Caretaker Finance Minister Ghazi Wazni has confirmed that Lebanon will scale back food subsidies and gradually raise gasoline prices to save dwindling foreign reserves..
In an interview with Bloomberg, Wazni said the central bank has $16 billion left in foreign reserves, of which only $1 billion to $1.5 billion can be used to fund subsidies, enough for two to three months.
“Lebanon can no longer continue with the same pace of subsidies,” Wazni added, without giving a timeframe for the changes. “It costs $500 million a month, $6 billion a year. That’s why the government made the decision to rationalize subsidies and reduce them on some items.”
The government will remove certain products, including cashew nuts and some branded coffees, from the subsidized list partly because they were smuggled abroad for profit, Wazni said. It also plans to gradually increase prices at fuel stations in the coming months, reducing gasoline subsidies to 85% from 90%.
Subsidies on wheat, medicines and fuel for electricity generation remain for now, Wazni added.
“The decision has been taken to reduce subsidies on the food basket,” he said. “The decision that needs to be taken in the coming weeks is the gasoline. Last month, during the lockdown, we had the same consumption so we think something’s wrong.”
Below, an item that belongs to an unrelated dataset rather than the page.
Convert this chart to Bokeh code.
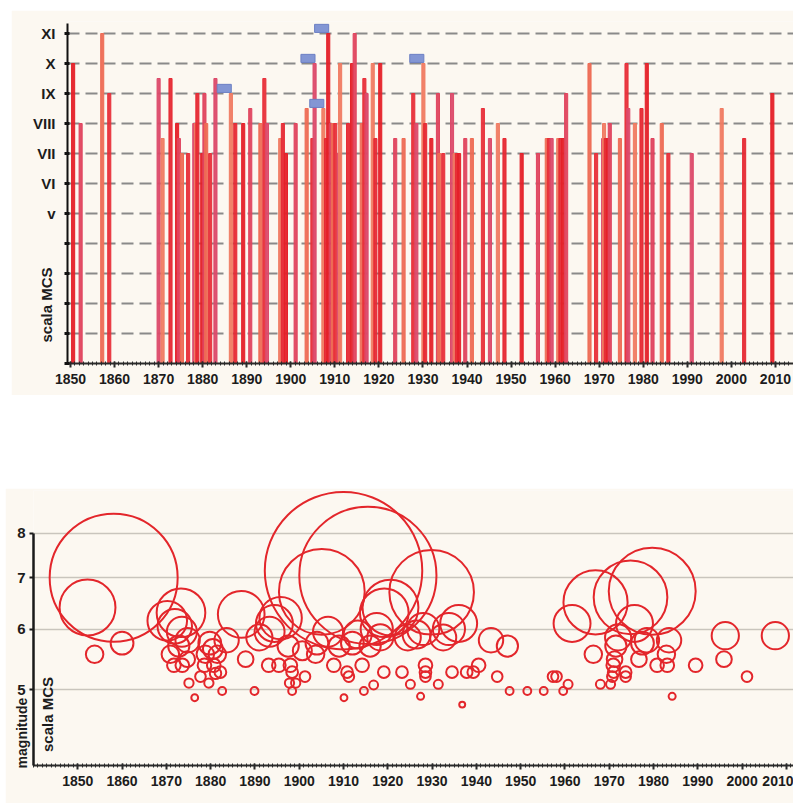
import math
from bokeh.plotting import figure
from bokeh.layouts import column, row
from bokeh.models import (FixedTicker, Label, Spacer, BasicTickFormatter)
from bokeh.embed import file_html
from bokeh.resources import INLINE

# ---------------- data: top panel (MCS intensity per event) ----------------
mcs_years = [1850.6, 1852.3, 1857.2, 1858.8, 1870.0, 1870.9, 1872.7, 1874.2, 1874.6,
             1875.3, 1876.7, 1878.1, 1878.5, 1878.8, 1879.9, 1880.4, 1880.8, 1881.7,
             1882.9, 1886.4, 1887.4, 1889.2, 1890.8, 1893.1, 1894.0, 1894.6, 1897.6,
             1898.2, 1898.9, 1901.1, 1903.6, 1904.9, 1905.4, 1907.4, 1908.0, 1908.5,
             1909.1, 1909.6, 1910.1, 1910.9, 1911.2, 1913.0, 1913.9, 1914.5, 1916.1,
             1916.7, 1917.2, 1918.6, 1919.2, 1920.3, 1923.7, 1925.6, 1927.8, 1928.5,
             1930.1, 1930.5, 1931.9, 1933.4, 1933.7, 1934.6, 1936.6, 1937.2, 1937.7,
             1938.2, 1939.6, 1941.1, 1943.6, 1945.2, 1947.0, 1948.5, 1952.4, 1956.1,
             1958.1, 1958.6, 1959.2, 1960.7, 1961.2, 1961.8, 1962.5, 1967.8, 1969.3,
             1970.9, 1971.1, 1971.5, 1972.0, 1972.4, 1974.7, 1976.2, 1976.6, 1978.1,
             1979.6, 1980.8, 1982.1, 1984.2, 1985.7, 1991.0, 1997.8, 2002.9, 2009.3]
mcs_levels = [10, 8, 11, 9, 9.5, 7.5, 9.5, 8, 7.5,
              7, 7, 8, 8, 9, 7, 9, 8, 7,
              9.5, 9, 8, 8, 8.5, 8, 9.5, 8, 7.5,
              8, 7, 8, 8.5, 7.5, 10, 8.5, 7.5, 11,
              8, 8, 8, 7, 10, 8, 10, 11, 8,
              9.5, 9, 10, 7.5, 10, 7.5, 7.5, 9, 8,
              10, 8, 7.5, 9, 7, 7, 9, 7, 7,
              7, 7.5, 7.5, 8.5, 7.5, 8, 7.5, 7, 7,
              7.5, 7.5, 7.5, 7.5, 7.5, 7.5, 9, 10, 7,
              7.5, 8, 7.5, 7.5, 8, 7.5, 10, 8.5, 8,
              8.5, 10, 7.5, 8, 7, 7, 8.5, 7.5, 9]
# events flagged with a blue marker
flag_years = [1886.4, 1905.4, 1907.4, 1908.5, 1930.1]
flag_levels = [9, 10, 8.5, 11, 10]

mcs_ticks = list(range(0, 12))
mcs_labels = ["", "", "", "", "", "v", "VI", "VII", "VIII", "IX", "X", "XI"]

# ---------------- data: bottom panel (magnitude per event) ----------------
eq_years = [1858.1, 1852.2, 1853.8, 1860.0,
            1870.2, 1873.3, 1871.9, 1873.5, 1874.8, 1870.9, 1871.7, 1873.6, 1874.7,
            1875.1, 1876.4, 1872.8,
            1877.7, 1878.6, 1878.8, 1879.6, 1880.7, 1881.1, 1881.5, 1882.2, 1882.6,
            1879.8, 1883.6, 1880.5,
            1886.9, 1887.9, 1889.9,
            1891.0, 1893.3, 1894.4, 1895.8, 1893.1, 1895.4, 1898.0, 1898.4, 1897.8,
            1899.2, 1898.4, 1897.5,
            1901.3, 1900.7, 1903.7, 1905.1, 1910.0, 1915.5, 1906.5, 1904.0, 1907.8,
            1909.0, 1910.8, 1911.2, 1910.1, 1912.0, 1913.2, 1914.2, 1914.6, 1916.8,
            1919.1, 1920.6, 1919.2, 1917.5, 1918.3, 1916.0,
            1923.2, 1925.1, 1927.4, 1928.5, 1928.5, 1928.5, 1931.4, 1924.5, 1926.5,
            1929.9, 1928.0,
            1934.5, 1936.8, 1937.8, 1939.3, 1940.5, 1936.0, 1933.8, 1932.5, 1943.3,
            1947.0,
            1944.7, 1947.5, 1951.5, 1955.2, 1957.3, 1958.1, 1959.6, 1960.7,
            1961.6, 1966.9, 1966.4, 1968.0, 1970.3, 1970.7, 1971.0, 1970.9, 1971.2,
            1973.7, 1973.7, 1974.8, 1975.7, 1979.7, 1976.7, 1980.8, 1983.1, 1982.9,
            1984.2, 1977.5, 1978.5, 1983.5, 1971.5, 1972.0,
            1989.5, 1995.9, 1996.2, 2001.1, 2007.5]
eq_mags = [7.0, 6.4, 5.56, 5.75,
           6.15, 6.3, 6.05, 5.95, 5.8, 5.56, 5.38, 5.38, 5.48,
           5.1, 4.88, 5.7,
           5.2, 5.38, 5.56, 5.1, 5.38, 5.25, 5.56, 5.27, 4.98,
           5.75, 5.8, 5.65,
           6.27, 5.48, 4.98,
           5.85, 5.95, 6.1, 6.2, 5.38, 5.38, 5.38, 5.27, 5.1,
           5.1, 4.98, 5.7,
           5.2, 5.62, 5.56, 6.71, 7.15, 7.05, 5.95, 5.75, 5.38,
           5.7, 5.27, 5.2, 4.88, 5.75, 5.9, 5.38, 4.98, 5.07,
           5.27, 6.4, 6.3, 6.0, 5.85, 5.7,
           5.27, 5.08, 4.9, 5.38, 5.27, 5.2, 5.08, 5.85, 5.9,
           6.7, 6.0,
           5.27, 4.78, 5.27, 5.27, 5.38, 6.1, 6.0, 5.85, 5.8,
           5.7,
           5.2, 4.98, 4.98, 4.98, 5.2, 5.2, 4.98, 5.08,
           6.1, 6.5, 5.56, 5.08, 5.08, 5.2, 5.27, 5.38, 5.48,
           5.27, 5.2, 6.6, 6.1, 6.72, 5.48, 5.38, 5.38, 5.56,
           4.9, 5.75, 5.8, 5.8, 5.7, 5.85,
           5.38, 5.48, 5.88, 5.2, 5.88]
mag_ticks = [5, 6, 7, 8]

decade_ticks = list(range(1850, 2011, 10))
year_ticks = list(range(1840, 2015))

# ---------------- styling ----------------
BG = "#fcf8f1"
FONT = "Liberation Sans"
TXT = "#1c1c1c"
BAR_COLORS = ["#e52129", "#e0445e", "#ee6c55", "#e8303a", "#dc4a6a", "#f07b62", "#e62a34"]
NB = "\u00a0"


def style_x_axis(p):
    ax = p.xaxis
    ax.ticker = FixedTicker(ticks=decade_ticks, minor_ticks=year_ticks)
    ax.axis_line_color = "#2a2a2a"
    ax.axis_line_width = 2
    ax.major_tick_line_color = "#2a2a2a"
    ax.major_tick_line_width = 2
    ax.major_tick_in = 2
    ax.major_tick_out = 4
    ax.minor_tick_line_color = "#2a2a2a"
    ax.minor_tick_line_width = 1
    ax.minor_tick_in = 2
    ax.minor_tick_out = 2
    ax.major_label_text_font = FONT
    ax.major_label_text_font_style = "bold"
    ax.major_label_text_font_size = "14px"
    ax.major_label_text_color = TXT
    ax.major_label_standoff = 6


# ---------------- top panel ----------------
p1 = figure(width=782, height=385, x_range=(1849.32, 2014.1), y_range=(0, 11.4),
            output_backend="svg", toolbar_location=None,
            min_border_left=56, min_border_right=0, min_border_top=11, min_border_bottom=32)
p1.background_fill_color = BG
p1.border_fill_color = BG
p1.outline_line_color = None
p1.xgrid.visible = False
p1.ygrid.ticker = FixedTicker(ticks=mcs_ticks[1:])
p1.ygrid.grid_line_color = "#8a8a8a"
p1.ygrid.grid_line_width = 2
p1.ygrid.grid_line_dash = "12 6"

bar_cols = [BAR_COLORS[i % len(BAR_COLORS)] for i in range(len(mcs_years))]
p1.vbar(x=mcs_years, top=mcs_levels, bottom=0, width=0.7,
        fill_color=bar_cols, line_color=bar_cols, line_width=1, fill_alpha=0.95)

p1.rect(x=[y - 1.5 for y in flag_years], y=[l + 0.17 for l in flag_levels],
        width=3.2, height=0.27, fill_color="#8396d4", line_color="#6d80c4", line_width=1)

style_x_axis(p1)
ya = p1.yaxis
ya.ticker = FixedTicker(ticks=mcs_ticks)
ya.major_label_overrides = {t: lab for t, lab in zip(mcs_ticks, mcs_labels)}
ya.bounds = (0, 11.35)
ya.axis_line_color = "#111111"
ya.axis_line_width = 2
ya.major_tick_line_color = "#111111"
ya.major_tick_line_width = 3
ya.major_tick_in = 2
ya.major_tick_out = 3
ya.minor_tick_line_color = None
ya.major_label_text_font = FONT
ya.major_label_text_font_style = "bold"
ya.major_label_text_font_size = "15px"
ya.major_label_text_color = TXT
ya.major_label_standoff = 9
ya.axis_label = "scala MCS" + NB * 54
ya.axis_label_text_font = FONT
ya.axis_label_text_font_style = "bold"
ya.axis_label_text_font_size = "15px"
ya.axis_label_text_color = TXT
ya.axis_label_standoff = -25

# ---------------- bottom panel ----------------
p2 = figure(width=788, height=315, x_range=(1840.0, 2011.6), y_range=(3.98, 9.1),
            y_axis_type="log", output_backend="svg", toolbar_location=None,
            min_border_left=28, min_border_right=0, min_border_top=2, min_border_bottom=38)
p2.background_fill_color = BG
p2.border_fill_color = BG
p2.outline_line_color = None
p2.xgrid.visible = False
p2.ygrid.ticker = FixedTicker(ticks=mag_ticks)
p2.ygrid.grid_line_color = "#c9c5bd"
p2.ygrid.grid_line_width = 1.5

sizes = [2 * 64 * 10 ** (0.6 * (m - 7)) for m in eq_mags]
p2.scatter(x=eq_years, y=eq_mags, size=sizes, marker="circle", fill_color=None,
           line_color="#e3262b", line_width=2)

style_x_axis(p2)
yb = p2.yaxis
yb.ticker = FixedTicker(ticks=mag_ticks)
yb.formatter = BasicTickFormatter()
yb.bounds = (3.98, 8)
yb.axis_line_color = "#1a1a1a"
yb.axis_line_width = 2.5
yb.major_tick_line_color = "#1a1a1a"
yb.major_tick_line_width = 2
yb.major_tick_in = 0
yb.major_tick_out = 4
yb.minor_tick_line_color = None
yb.major_label_text_font = FONT
yb.major_label_text_font_style = "bold"
yb.major_label_text_font_size = "15px"
yb.major_label_text_color = TXT
yb.major_label_standoff = 4
yb.axis_label = "magnitude" + NB * 54
yb.axis_label_text_font = FONT
yb.axis_label_text_font_style = "bold"
yb.axis_label_text_font_size = "14px"
yb.axis_label_text_color = TXT
yb.axis_label_standoff = -16

p2.add_layout(Label(x=14, y=51, x_units="screen", y_units="screen", text="scala MCS",
                    angle=math.pi / 2, text_align="center", text_baseline="middle",
                    text_font=FONT, text_font_style="bold", text_font_size="15px",
                    text_color=TXT))

layout = column(Spacer(width=793, height=10),
                row(Spacer(width=11, height=385), p1),
                Spacer(width=793, height=93),
                row(Spacer(width=5, height=315), p2))
open("out.html", "w").write(file_html(layout, INLINE))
Wazni acknowledged the measures would fuel inflation — forecast at 77% this year, before accounting for reduced subsidies. To help poorer people cope, Lebanon will introduce cash transfers via prepaid cards under a program approved by parliament Friday. The government will pay needy families up to 1 million pounds monthly and also secured a $246 million World Bank loan to support 786,000 of the poorest people.
Wazni said the government still planned to devalue the currency as part of a transition to a flexible exchange rate, but wouldn’t take that step without an economic reform program and support from the International Monetary Fund to help restore confidence and anchor the pound.
Lebanon defaulted on its $30 billion in international debt a year ago. With no reforms or payment plans agreed since, it can’t borrow or attract investors, while the pandemic and banking crisis hit businesses. It was therefore “no surprise” the pound had weakened, according to Wazni.
“The situation is: no dollar inflows, less confidence and political impasse, which means uncertainty because you are fearful of the future as the reserves are declining,” he said. “There are financial, economic and political factors that are playing a role and circumstantial factors that led to the fast deterioration in a few days.”
The draft budget foresees no increases to income or value added tax. Instead, Wazni proposes a 1% tax on bank deposits above $1 million and a 10% to 30% tax on interest earned by banks on deposits at the central bank.
The government has yet to approve the budget, which could face opposition from banks and depositors who’ve already suffered an unofficial haircut of more than 65%.